Awolowo and his political family did not gain full control of Yoruba politics until 1979 when the UPN won overwhemingly in the gubernatorial and presidential elections in the four states that later become six. (Remarkably, Awolowo polled 94% of the votes in Ondo State, the highest percentage scored by any of the five candidates in any of the 19 states at that time.) Even then, the ruling National Party of Nigeria (NPN) had prominent Yoruba politicians like Chief Adisa Akinloye and Chief Richard Akinjide, SAN. Also, others like Chief Adeniran Ogunsanya remained Azikiwe’s followers till the end.
The dominance by the Awolowo strain was transferred to 1999 but was disrupted in 2003 when PDP snatched five of the six AD states. Backed by federal might for 16 years, PDP till today remains a prominent force in Yoruba politics even after its control has been squeezed from five states to one state by ACN, now APC. The fact is that the contestation for dominance in Yorubaland is ongoing: PDP will want to expand from one to two states with the Osun election; APC will want to keep its five states and even make a go for the sixth next February. This unfinished contestation will be a major subtext that will draw in forces external to the state and even the zone.
The Case of Osun West
One issue that may not be visible to outsiders but which may shape the outcome of the election is the marginalisation of Osun West senatorial district. Osun State has produced four governors since 1999: Chief Bisi Akande, Chief Olagunsoye Oyinlola, Ogbeni Aregbesola and Mr. Oyetola. None of them is from Osun West, which by the way is not a minority zone in the state. Akande (four years), Oyinlola (seven years) and Oyetola (four years) are from Osun Central and Aregbesola (eight years) is from Osun East.
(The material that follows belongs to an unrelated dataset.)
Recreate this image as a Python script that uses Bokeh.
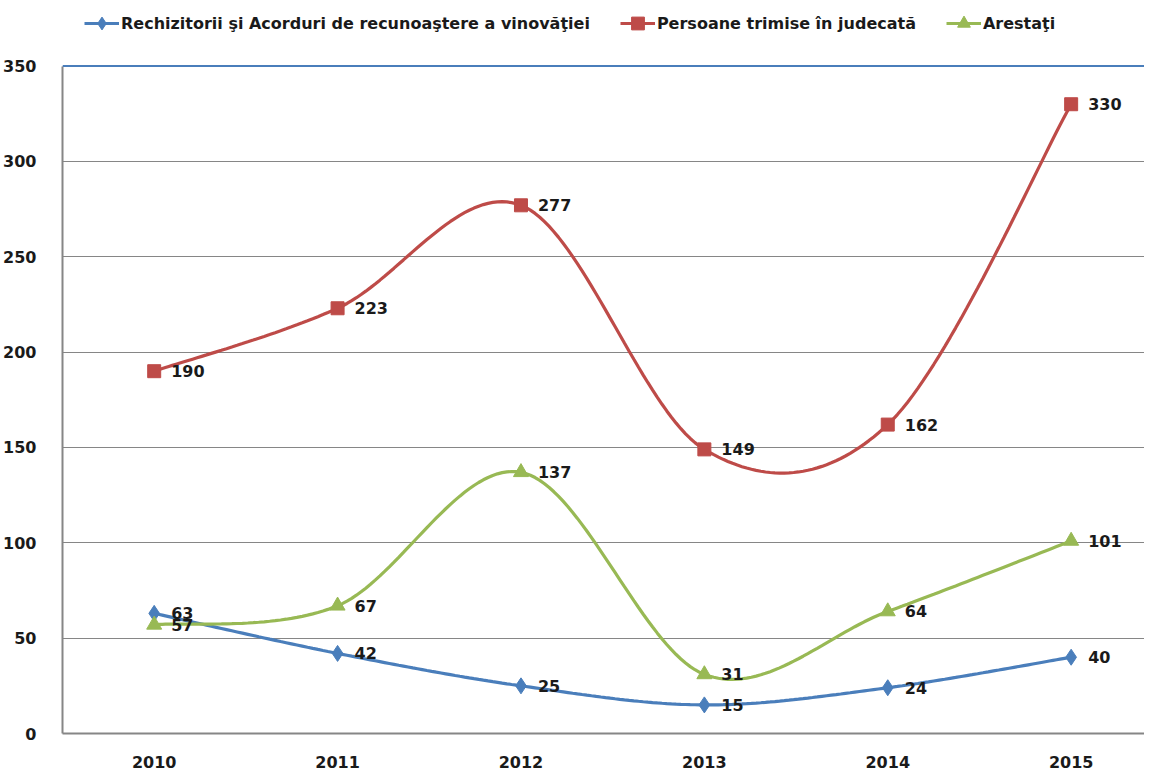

While Osun West has got zero year at the helm of the state in the current republic, Osun Central and Osun East have cumulatively ruled the state for 23 years. The only time someone from Osun West was elected governor of the State was in 1992, and that was the late Senator Isiaka Adeleke who governed for less than two years and who was the elder brother of PDP’s governorship flagbearer.
One of the factors that boosted the popularity of the younger Senator Adeleke in 2018 was the widespread sentiment that the marginalisation of Osun West should be redressed. That sentiment also cost the APC the 49, 745 votes that went to Alhaji Moshood Adeoti who is from Osun West and had to leave APC to contest on the platform of the Action Democratic Party (ADP). That sentiment has not disappeared.
In the upcoming election, there are two leading candidates from Osun West on the ballot: Adeleke of PDP and Ogunbiyi of Accord. Based on the prevailing sentiments in Osun West, both of them are expected to do well in the senatorial district. But to win, either of them will additionally need substantial support from the two other senatorial districts in the state. Will messaging around injustice be enough to get them the needed support or will they be able to appeal to other things like their credentials and visions or do they have strong electoral structures that can get them across the line in the 30 local government areas of the state? Saturday holds the answer.